Cure For American Doctor Shortage Lies Abroad
G. Richard Olds, M.D | 9/21/2018, 6 a.m.
Waiting at the doctor's office could soon become a national pastime. One-third of America's doctors are on the verge of retirement. Yet the number of students graduating from U.S. medical schools is growing at an anemic rate— less than 1.5 percent a year, on average, over the last five years.
The U.S. population will reach nearly 360 million by 2030. The number of elderly Americans, who require twice as much medical care as young people, will surge 50 percent. As a result, America could be facing a shortage of 121,000 doctors by 2030, according to a new report from the Association of American Medical Colleges.
To narrow that gap, the United States must look beyond its borders, to graduates of international medical schools. Many are U.S. citizens eager to return home to begin their careers. It's time to welcome them.

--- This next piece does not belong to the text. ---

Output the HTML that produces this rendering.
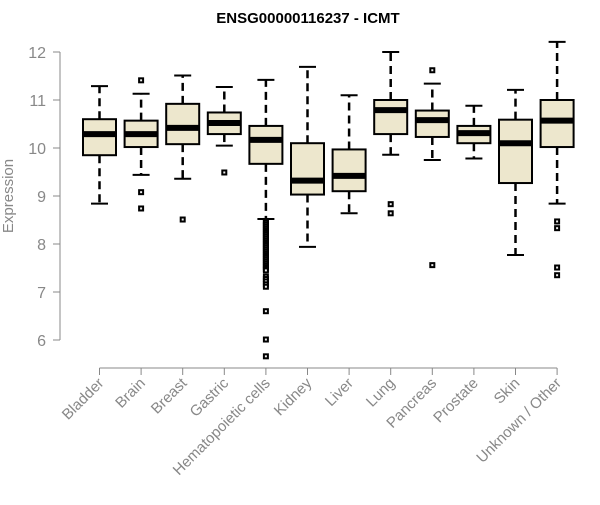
<!DOCTYPE html>
<html><head><meta charset="utf-8"><style>
body{margin:0;background:#fff}
svg{font-family:"Liberation Sans",Arial,sans-serif}
</style></head><body>
<svg id="chart" width="600" height="500">
<text x="308" y="23" text-anchor="middle" font-size="15" font-weight="bold">ENSG00000116237 - ICMT</text>
<text transform="translate(13,196) rotate(-90)" text-anchor="middle" font-size="15" fill="#888">Expression</text>
<g id="yaxis"></g>
<g id="xaxis"></g>
<g id="boxes"></g>
</svg>
<script>
const categories=["Bladder","Brain","Breast","Gastric","Hematopoietic cells","Kidney","Liver","Lung","Pancreas","Prostate","Skin","Unknown / Other"];
const whiskerLow=[8.84,9.44,9.36,10.05,8.52,7.94,8.64,9.86,9.75,9.78,7.77,8.84];
const q1=[9.85,10.02,10.08,10.29,9.67,9.03,9.10,10.29,10.23,10.10,9.27,10.02];
const medians=[10.29,10.29,10.42,10.52,10.17,9.32,9.42,10.79,10.58,10.31,10.10,10.57];
const q3=[10.60,10.57,10.92,10.74,10.46,10.10,9.97,11.0,10.78,10.46,10.59,11.0];
const whiskerHigh=[11.29,11.13,11.51,11.27,11.42,11.69,11.10,12.0,11.34,10.88,11.21,12.21];
const outliers=[[],[11.41,9.08,8.74],[8.51],[9.49],
[8.48,8.44,8.40,8.36,8.32,8.28,8.24,8.20,8.16,8.12,8.08,8.04,8.00,7.96,7.92,7.88,7.84,7.80,7.76,7.72,7.68,7.64,7.60,7.56,7.52,7.48,7.45,7.32,7.27,7.22,7.16,7.11,6.60,6.01,5.66],
[],[],[8.83,8.64],[11.62,7.56],[],[],[8.47,8.33,7.51,7.35]];
const yTicks=[6,7,8,9,10,11,12];

const NS="http://www.w3.org/2000/svg";
const y=v=>52+(12-v)*48;
const x=i=>99.5+i*41.6;
function mk(tag,attrs,parent){const e=document.createElementNS(NS,tag);for(const k in attrs)e.setAttribute(k,attrs[k]);parent.appendChild(e);return e;}
const ya=document.getElementById('yaxis');
let l=mk('line',{x1:60,x2:60,y1:y(12),y2:y(6),stroke:'#888'},ya);


yTicks.forEach(t=>{
 const tk=mk('line',{x1:53,x2:60,y1:y(t),y2:y(t),stroke:'#888'},ya);
 
 
 const tx=mk('text',{x:46,y:y(t)+6,'text-anchor':'end','font-size':16,fill:'#888'},ya);
 tx.textContent=t;
 
 
});
const xa=document.getElementById('xaxis');
const xl=mk('line',{x1:x(0),x2:x(categories.length-1),y1:368,y2:368,stroke:'#888'},xa);


const bg=document.getElementById('boxes');
categories.forEach((c,i)=>{
 const cx=x(i);
 const tk=mk('line',{x1:cx,x2:cx,y1:368,y2:375,stroke:'#888'},xa);
 
 
 const tx=mk('text',{x:cx+5,y:384,'text-anchor':'end','font-size':15,fill:'#888',transform:`rotate(-45 ${cx+5} 384)`},xa);
 tx.textContent=c;
 
 
 const g=mk('g',{},bg);
 
 
 mk('line',{x1:cx,x2:cx,y1:y(q3[i]),y2:y(whiskerHigh[i]),stroke:'#000','stroke-width':2.5,'stroke-dasharray':'8,5'},g);
 mk('line',{x1:cx,x2:cx,y1:y(q1[i]),y2:y(whiskerLow[i]),stroke:'#000','stroke-width':2.5,'stroke-dasharray':'8,5'},g);
 mk('line',{x1:cx-8.5,x2:cx+8.5,y1:y(whiskerHigh[i]),y2:y(whiskerHigh[i]),stroke:'#000','stroke-width':2},g);
 mk('line',{x1:cx-8.5,x2:cx+8.5,y1:y(whiskerLow[i]),y2:y(whiskerLow[i]),stroke:'#000','stroke-width':2},g);
 mk('rect',{x:cx-16.5,y:y(q3[i]),width:33,height:y(q1[i])-y(q3[i]),fill:'#ede7cd',stroke:'#000','stroke-width':2},g);
 mk('line',{x1:cx-16.5,x2:cx+16.5,y1:y(medians[i]),y2:y(medians[i]),stroke:'#000','stroke-width':6},g);
 outliers[i].forEach(v=>{
  const r=mk('rect',{x:cx-2,y:y(v)-2,width:4,height:4,fill:'#eee',stroke:'#000','stroke-width':2},g);
  
  
 });
});
</script>
</body></html>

For many, the doctor shortage has already arrived. Over 84 million Americans live in federally designated Health Care Professional Shortage Areas, where there's less than one primary care physician for every 3,000 people. We'd need almost 14,000 extra primary care doctors right now to resolve this shortage.
Things are projected to grow worse over the next decade. By 2030, the AAMC estimates, we may need an additional 49,000 primary care physicians to meet the needs of our patient population.
Even if they enroll more students, U.S. medical schools won't plug this gap on their own. Most graduates of U.S. schools pursue careers as specialists. Last year, only 38 percent chose residencies in primary care.
U.S. medical school graduates also tend to cluster in relatively affluent cities and suburbs. Only one in four practices in a medically underserved region. And just one in ten doctors practices in a rural area, even though 20 percent of Americans live in one.
Graduates of international medical schools have proven more than willing to fill these gaps. Last year, nearly 70 percent of international medical graduates chose residencies in primary care. IMGs are twice as likely as their U.S.-trained counterparts to practice in rural America.
Many of these international graduates are U.S. citizens who chose to pursue their medical studies abroad. For example, 74 percent of the students at the medical school I lead, St. George's University in Grenada, are Americans.
It's imperative that America's leaders ensure that graduates like these can return home to complete their training.
At the national level, Congress could pass the bipartisan Resident Physician Shortage Reduction Act, which is currently stalled in the House of Representatives. The bill would fund 15,000 additional residencies— at least half of which would be in specialties experiencing shortages.
States can ease their doctor shortages by actively recruiting international medical graduates.
Consider one California initiative offered through the UCLA School of Medicine. Created in 2007, the International Medical Graduate Program offers financial support and tailored test-prep classes to doctors trained abroad as they prepare for the U.S. Medical License Examination and the residency match progress. In return,
program enrollees must pledge to complete a family medicine residency in California and then practice for at least three years in an underserved community.
Private-sector organizations and charities should also consider funding residencies, especially in underserved areas.
America's physician shortage is set to worsen as the population grows and ages. International medical graduates could be the cure for this looming shortfall.
G. Richard Olds, M.D., is president of St. George's University (www.sgu.edu).